A unique example of drug metabolism: tetra- and penta-oxygenation reactions of capravirine in rats, dogs and humans.

Six tetra- and two penta-oxygenated capravirine metabolites observed in rats, dogs and humans represent the maximum numbers of isomers that can be predicted since oxygenations are restricted at the pyridinyl nitrogen (N-oxidation), sulfur (sulfoxidation), and isopropyl group (hydroxylation), exemplifying a unique case that is very unusual for sequential drug metabolism.

Metabolism and excretion of capravirine, a new non-nucleoside reverse transcriptase inhibitor, alone and in combination with ritonavir in healthy volunteers.

Metabolism and disposition of capravirine, a new non-nucleoside reverse transcriptase inhibitor, were studied in healthy male volunteers who were randomly divided into two groups (A and B) with five subjects in each group.
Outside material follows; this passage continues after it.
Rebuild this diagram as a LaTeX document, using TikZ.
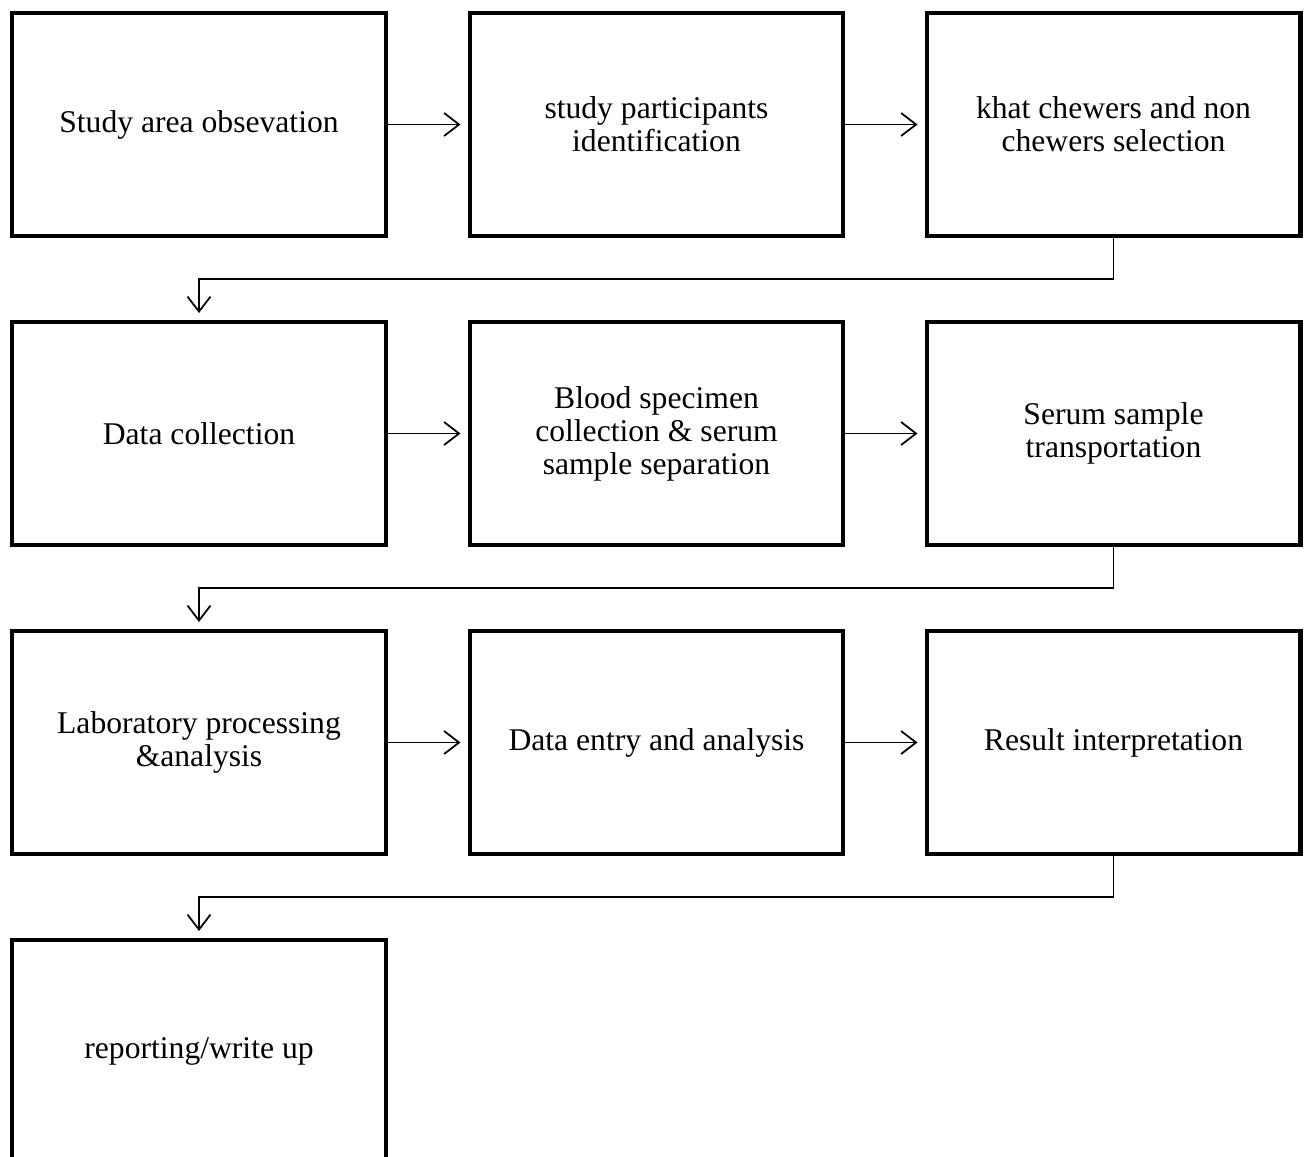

Group A received a single oral dose of [(14)C]capravirine (1400 mg) and group B received multiple oral doses of ritonavir (100 mg), followed by a single oral dose of [(14)C]capravirine (1400 mg). Mean total recoveries of radioactivity for groups A and B were 86.3% and 79.0%, respectively, with a mean cumulative recovery in urine comparable with that in feces for both groups. Excretion of unchanged capravirine was negligible in urine and low in feces for both groups. The results suggest that capravirine was well absorbed, with metabolism as the principal mechanism of clearance. Capravirine underwent extensive metabolism to a variety of metabolites via oxygenations (mono-, di-, tri-, and tetra-) representing the predominant pathway, glucuronidation, and sulfation in humans. No useful plasma profiles of group A were obtained due to extremely low levels of plasma radioactivity. Analysis of group B plasma indicated that unchanged capravirine was the major radiochemical component, with three monooxygenated products and a glucuronide of capravirine as the major circulating metabolites. Nineteen metabolites were identified using liquid chromatography-multistage ion-trap mass spectrometry methodologies. In summary, coadministration of low-dose ritonavir (a potent CYP3A4 inhibitor) drastically decreased the levels of sequential oxygenated metabolites and markedly increased the levels of the parent drug and primary oxygenated metabolites overall in plasma, urine, and feces.